Ed è precisamente questa libertà di movimento, di superamento delle barriere e dei confini, che rende il migrante «un problema». Egli «ha fatto un gesto rivoluzionario: ha preso un barcone ed è arrivato qui», ha detto il giornalista, ma questo gesto rivoluzionario, che afferma il diritto dell’umanità alla vita e alla dignità, allo stesso tempo è usato dal potere come pretesto per affermare l’inesistenza del diritto, per sperimentare la creazione di una società «illiberale». Anche nelle nostre democrazie occidentali.

I migranti diventano il capro espiatorio, il nemico che non c’è ma che tuttavia deve continuare a esistere per motivare l’erosione dei diritti. Alla fine, ha affermato Quirico in tono apocalittico, «ci troveremo in una società illiberale dove se staremo buoni ci verranno dati dei diritti», proprio come accade già oggi nei paesi dai quali fugge la gran parte dei migranti. «L’unica cosa rimasta su cui bisogna battersi è il diritto. Il mondo oggi è diviso tra diritto e non diritto», tra una sparizione forzata e un processo giusto ed equo sulla base del diritto.

Il fallimento del giornalismo

La disamina di Quirico si è incentrata anche sul ruolo del giornalismo come strumento di comunicazione e di «commozione», e sulla sua (in)capacità di smuovere le coscienze e formare l’opinione pubblica.

«Mi muovo per raccontare la sofferenza altrui – ha affermato -, la sofferenza umana è il materiale su cui costruisco la mia narrazione». Tuttavia, ha continuato, oggi il meccanismo della narrazione della commozione sembra non sortire più alcun effetto: «In Siria ci sono stati 500mila morti in 8 anni, e molti di noi sono morti per scrivere 70 righe per raccontare la vita dei siriani. Risultato? Zero», ha concluso Quirico, non senza un pizzico di rammarico: «I razzisti sono al 50% oggi, nel 2011 erano al 3%. Un fallimento totale».

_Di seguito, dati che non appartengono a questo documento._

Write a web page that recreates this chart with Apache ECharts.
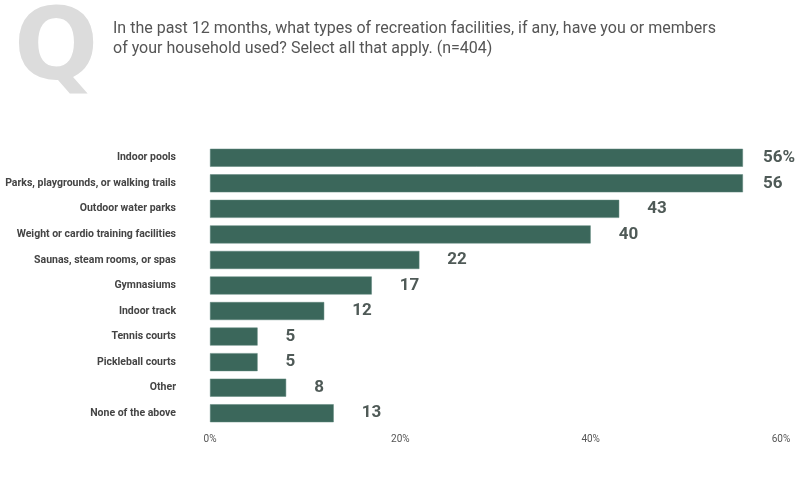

Una visione della realtà forse troppo negativa, quella del giornalista. Tanto negativa da evocare gli anni ‘30, decennio nel quale opinioni pubbliche sopite e intorpidite, composte da «gente per bene», decisero, «pur di non avere guai», di seguire una minoranza estremista facendola diventare maggioranza. Attenzione quindi a sottovalutare il problema. Attenzione a pensare che i razzismi, i sovranismi e i nazionalismi siano appannaggio di una minoranza. Bisogna mettersi in allerta sullo stato dell’opinione pubblica di oggi a livello globale, e comprendere meglio che «il nostro compito di giornalisti è fare in modo che nessuno possa dire “non sapevo”»: non possiamo non sapere dell’esistenza delle carceri libiche, delle orribili torture che subiscono i migranti, dei naufragi, della disperazione.

Cristiani e politica

A conclusione del suo intervento, Quirico si è, infine, posto una domanda sul rapporto tra i cristiani e il clima politico degli ultimi mesi e anni. Come può un cristiano definirsi tale se non difendendo i valori della carità e dell’accoglienza? Davanti a uno scioccante 30% di cattolici che ha deciso di votare Lega alle recenti elezioni europee, per Quirico la risposta è netta: «O sei cristiano o non lo sei. Chi è razzista non può essere cristiano!».

Note:

1- Sulla fraternità di Romena si veda: Massimo Orlandi, Un porto di terra, MC gennaio 2017.